To view our data set, we simply type the name (as shown):
first_data_set
Using direct input is of course not at all realistic when trying to import larger data sets.
Often large data sets will be saved in comma-separated values (csv) format which can be read by most (all?) software. We will import the data set shown (here viewed in a simple text editor).
We will import this data set into R using the following code:
# read from internet
JJJ <- read.csv(file="http://ssa.cf.ac.uk/MAT013/SAS-R/Data/JJJ.csv",head=TRUE)
# read from the current folder
JJJ <- read.csv(file="JJJ.csv",head=TRUE)
# read from the sub-folder of the current folder
JJJ <- read.csv(file="data/JJJ.csv",head=TRUE)

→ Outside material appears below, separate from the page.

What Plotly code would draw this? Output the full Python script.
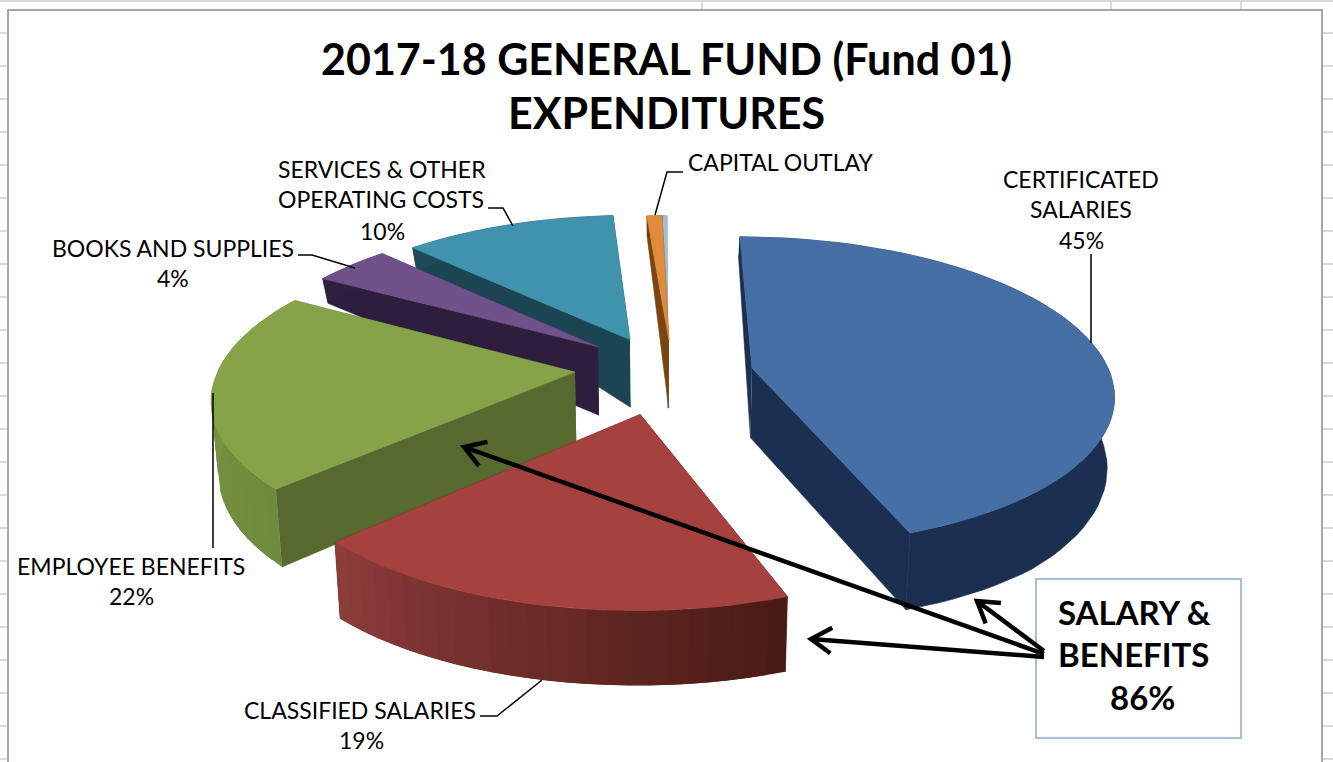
import numpy as np
import plotly.graph_objects as go

# ---- data ----
categories = ["CERTIFICATED SALARIES", "CLASSIFIED SALARIES", "EMPLOYEE BENEFITS",
              "BOOKS AND SUPPLIES", "SERVICES & OTHER OPERATING COSTS", "CAPITAL OUTLAY", "OTHER"]
label_pct = [45, 19, 22, 4, 10, None, None]
# share of the circle each slice occupies as drawn (%)
drawn_share = [44.4, 18.5, 20.55, 4.15, 11.3, 0.8, 0.3]
total_label = 86

# ---- style / view ----
top_col = ["#466FA5", "#A54240", "#86A34A", "#70518C", "#3F93AD", "#E08B3C", "#9CC0E0"]
side_from = ["#1B3050", "#4A1B16", "#6F8A3C", "#30203F", "#1E4A58", "#6E3F10", "#6F93B5"]
side_to = ["#1B3050", "#8C3C39", "#7F9B46", "#30203F", "#1E4A58", "#6E3F10", "#6F93B5"]
radial_col = ["#1B3050", "#5A211C", "#56692F", "#2E1E3E", "#1C4553", "#7A4510", "#6F93B5"]
explode = [(0.2582, -0.02), (-0.0532, -0.3145), (-0.238, -0.047), (-0.178, 0.124),
           (-0.087, 0.1736), (0.0256, 0.17), (0.0225, 0.17)]
draw_order = [6, 5, 4, 3, 2, 0, 1]
CX, CY, RX, A, P = 660.0, 365.0, 355.0, 150.0, 0.15
SHRINK = 0.016


def proj(X, Y):
    s = 1.0 / (1.0 + P * Y)
    return CX + RX * X * s, CY - A * Y * s


def height(Y):
    return np.interp(Y, [-1.3, -0.75, -0.3, 0.17, 0.6, 0.9, 1.2], [75, 78, 72, 68, 25, 22, 20])


def bottom(X, Y):
    sx, sy = proj(X, Y)
    return CX + (sx - CX) * (1 - SHRINK), sy + height(Y)


def mix(c1, c2, t):
    a = [int(c1[i:i + 2], 16) for i in (1, 3, 5)]
    b = [int(c2[i:i + 2], 16) for i in (1, 3, 5)]
    return "rgb(%d,%d,%d)" % tuple(round(a[i] + (b[i] - a[i]) * t) for i in range(3))


fig = go.Figure()


def poly(xs, ys, col, name, lw=0.6):
    fig.add_trace(go.Scatter(x=list(xs), y=list(ys), mode="lines", fill="toself", fillcolor=col,
                             line=dict(color=col, width=lw), hoverinfo="skip",
                             showlegend=False, name=name))


edges = np.concatenate([[0], np.cumsum(drawn_share)]) * 3.6
for i in draw_order:
    t0, t1 = np.radians(edges[i]), np.radians(edges[i + 1])
    ex, ey = explode[i]
    th = np.linspace(t0, t1, max(4, int((edges[i + 1] - edges[i]) / 2.5)))
    X, Y = ex + np.sin(th), ey + np.cos(th)
    tx, ty = proj(X, Y)
    bx, by = bottom(X, Y)
    ax, ay = proj(np.array([ex]), np.array([ey]))
    abx, aby = bottom(np.array([ex]), np.array([ey]))
    # radial walls
    poly([ax[0], tx[0], bx[0], abx[0]], [ay[0], ty[0], by[0], aby[0]], radial_col[i], categories[i])
    poly([ax[0], tx[-1], bx[-1], abx[0]], [ay[0], ty[-1], by[-1], aby[0]], radial_col[i], categories[i])
    # outer wall
    if side_from[i] == side_to[i]:
        poly(np.concatenate([tx, bx[::-1]]), np.concatenate([ty, by[::-1]]), side_from[i], categories[i])
    else:
        # every strip runs on under the next one, so the shading has no seams
        n = len(th)
        for k in range(n - 1):
            c = mix(side_from[i], side_to[i], k / max(1, n - 2))
            e = min(k + 3, n)
            poly(np.concatenate([tx[k:e], bx[k:e][::-1]]), np.concatenate([ty[k:e], by[k:e][::-1]]),
                 c, categories[i], 0)
    # top face
    poly(np.concatenate([ax, tx, ax]), np.concatenate([ay, ty, ay]), top_col[i], categories[i])

shapes = []


def line(pts, color="black", width=1.5):
    path = "M " + " L ".join(f"{x},{y}" for x, y in pts)
    shapes.append(dict(type="path", path=path, xref="x", yref="y",
                       line=dict(color=color, width=width), layer="above"))


# worksheet grid behind the chart
for n in range(1, 24):
    shapes.append(dict(type="line", x0=0, x1=8, y0=33 * n, y1=33 * n, xref="x", yref="y",
                       line=dict(color="#D9D9D9", width=2), layer="below"))
    shapes.append(dict(type="line", x0=1322, x1=1333, y0=33 * n, y1=33 * n, xref="x", yref="y",
                       line=dict(color="#D9D9D9", width=2), layer="below"))
shapes.append(dict(type="line", x0=0, x1=1333, y0=1, y1=1, xref="x", yref="y",
                   line=dict(color="#D9D9D9", width=2), layer="below"))
for gx in (702, 1111, 1241):
    shapes.append(dict(type="line", x0=gx, x1=gx, y0=0, y1=10, xref="x", yref="y",
                       line=dict(color="#D9D9D9", width=2), layer="below"))
# chart frame
line([(8, 770), (8, 10), (1322, 10), (1322, 770)], "#A6A6A6", 2)
# text box
shapes.append(dict(type="rect", x0=1036, y0=579, x1=1241, y1=738, xref="x", yref="y",
                   line=dict(color="#A3BEDF", width=2), fillcolor="white", layer="above"))
# leader lines
line([(1091, 254), (1091, 343)])
line([(683, 172), (667, 172), (655, 215)])
line([(488, 208), (503, 208), (513, 226)])
line([(298, 255), (312, 255), (355, 268)])
line([(213, 393), (213, 548)])
line([(480, 716), (497, 716), (542, 680)])


def arrow(x0, y0, x1, y1, barb=24, spread=0.56):
    line([(x0, y0), (x1, y1)], "black", 4.5)
    ang = np.arctan2(y0 - y1, x0 - x1)
    p1 = (x1 + barb * np.cos(ang + spread), y1 + barb * np.sin(ang + spread))
    p2 = (x1 + barb * np.cos(ang - spread), y1 + barb * np.sin(ang - spread))
    line([p1, (x1, y1), p2], "black", 4.5)


arrow(1044, 654, 464, 447)
arrow(1044, 657, 811, 639)
arrow(1044, 651, 977, 601)

FONT = "Lato"
ann = []


def text(s, x, y, size=23, bold=False, anchor="center"):
    ann.append(dict(text=f"<b>{s}</b>" if bold else s, x=x, y=y, xref="x", yref="y", showarrow=False,
                    xanchor=anchor, yanchor="middle", align="center",
                    font=dict(family=FONT, size=size, color="black")))


text("2017-18 GENERAL FUND (Fund 01)", 666, 58, 43, True)
text("EXPENDITURES", 666, 112, 43, True)
text("CERTIFICATED", 1081, 179)
text("SALARIES", 1081, 209)
text(f"{label_pct[0]}%", 1081, 240)
text("CAPITAL OUTLAY", 686, 162, anchor="left")
text("SERVICES &amp; OTHER", 382, 169)
text("OPERATING COSTS", 381, 199)
text(f"{label_pct[4]}%", 382, 231)
text("BOOKS AND SUPPLIES", 173, 248)
text(f"{label_pct[3]}%", 173, 278)
text("EMPLOYEE BENEFITS", 131, 566)
text(f"{label_pct[2]}%", 131, 596)
text("CLASSIFIED SALARIES", 360, 710)
text(f"{label_pct[1]}%", 361, 740)
text("SALARY &amp;", 1056, 612, 33, True, "left")
text("BENEFITS", 1056, 654, 33, True, "left")
text(f"{total_label}%", 1108, 697, 33, True, "left")

fig.update_layout(
    width=1333, height=762, margin=dict(l=0, r=0, t=0, b=0),
    paper_bgcolor="white", plot_bgcolor="white", showlegend=False,
    xaxis=dict(range=[0, 1333], visible=False, fixedrange=True),
    yaxis=dict(range=[762, 0], visible=False, fixedrange=True),
    shapes=shapes, annotations=ann,
)
fig.write_html("out.html", config={"displayModeBar": False},
               post_script="document.body.style.margin='0';")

or we can use another function which should be used for importing more complicated data
JJJ <- read.table(file="http://ssa.cf.ac.uk/MAT013/SAS-R/Data/JJJ.csv",head=TRUE,sep=",",stringsAsFactors=FALSE)
Let's take a look at the screenshot shown. Note here that we are not using the text editor but directly writing code in the console (this is often how I prefer to use R for short bits of code).
read.csv
- is the command which is used to tell R to read in data from a csv file.file
- an option tells R where the csv file is located.head
- an option tells R to read the variable names from the first row of the csv file. Note that this command can be omitted (the default value isTRUE
).
We have omitted other options (such as sep
which can be used to change the default separator from ,
to something else).
Running the code (by either pressing enter if using the console or highlighting and running as before is using the editor) gives the required object as shown.
In the following chapters we will learn how to create new data sets from old data sets and as such it may become necessary to export files to csv.
1.4 Exporting Data Sets
We will export our first data set (first_dataset
) to csv using the following line of code:
write.csv(first_data_set,"~/Desktop/first_data_set.csv")
Let's take a look at the screenshot.
write.csv
is the command which is used to tell R to read in data from a csv file.- The first command tells R which R object to export.
- The second command tells R the location of the csv file.